Search factor for MixFormerV2 during training and testing

Question

Search factor for MixFormerV2 during training and testing

Kou-99 opened this issue a year ago · 4 comments

Thanks for your great work! I notice that the training search factor in yaml file for MixFormerV2-S is 4.5 while the testing search factor is 4.4 on LaSOT and 4.55 for Got10k and TrackingNet. Is there a reason for such inconsistency and will the mismatched factor affect the performance? Additionally, the center jitter for MixFormerV2-S is 4.5 (same as the search factor) will this cause more partially visible targets during training and reduce performance, considering MixFormerV2-S uses a smaller center jitter (4.5) and a larger search factor (5)?

Answer 1 · 2023-08-15T14:46:28.000Z

The search factor is a hyper parameter in both training and testing, well as center jitter. We choose the training hyper parameter according to the teacher model setting. The search factors in training and testing are not necessarily to be the same, even not necessarily to be fixed. Search factor only determines how to crop the test frame according to the result box. It may blend the performance slightly but is usually not the key point to the performance level. For specific videos, it can be tuned for a suitable one. It is also even possible to design a smart strategy for search factor during inference, such as dynamic adaptive method.
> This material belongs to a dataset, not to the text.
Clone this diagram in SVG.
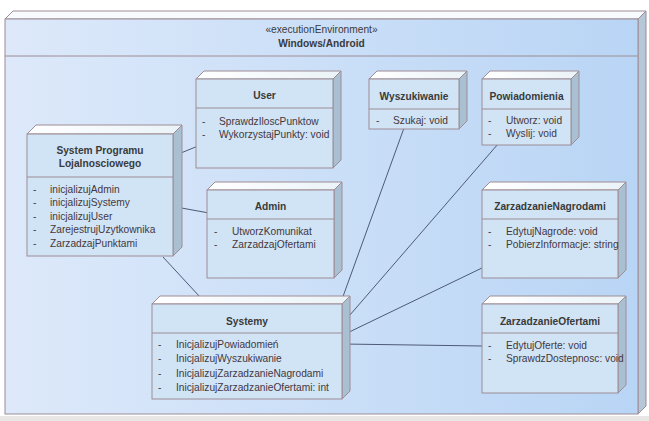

Answer 2 · 2023-08-15T15:09:15.000Z

The search factor is a hyper parameter in both training and testing, well as center jitter. We choose the training hyper parameter according to the teacher model setting. The search factors in training and testing are not necessarily to be the same, even not necessarily to be fixed. Search factor only determines how to crop the test frame according to the result box. It may blend the performance slightly but is usually not the key point to the performance level. For specific videos, it can be tuned for a suitable one. It is also even possible to design a smart strategy for search factor during inference, such as dynamic adaptive method.

Thanks for your quick reply! To make sure I get everything right, I list my understanding below:

The student share the same set of hyper-parameter with the teacher
During training, for Base: template/ search size: 128/ 288, template/ search factor: 2/ 5
During training, for Small: template/ search size: 112/ 224, template/ search factor: 2/ 5
During testing, search factor are carefully tuned for each dataset whereas the search size is fixed to the size used in training

Please correct me if anything is wrong, thanks!

Answer 3 · 2023-08-15T15:19:13.000Z

Yes. Except for the Small, search factor is 4.5 during training.

Answer 4 · 2023-08-15T15:23:09.000Z

Get it. Thanks for your reply! Good luck with your submission!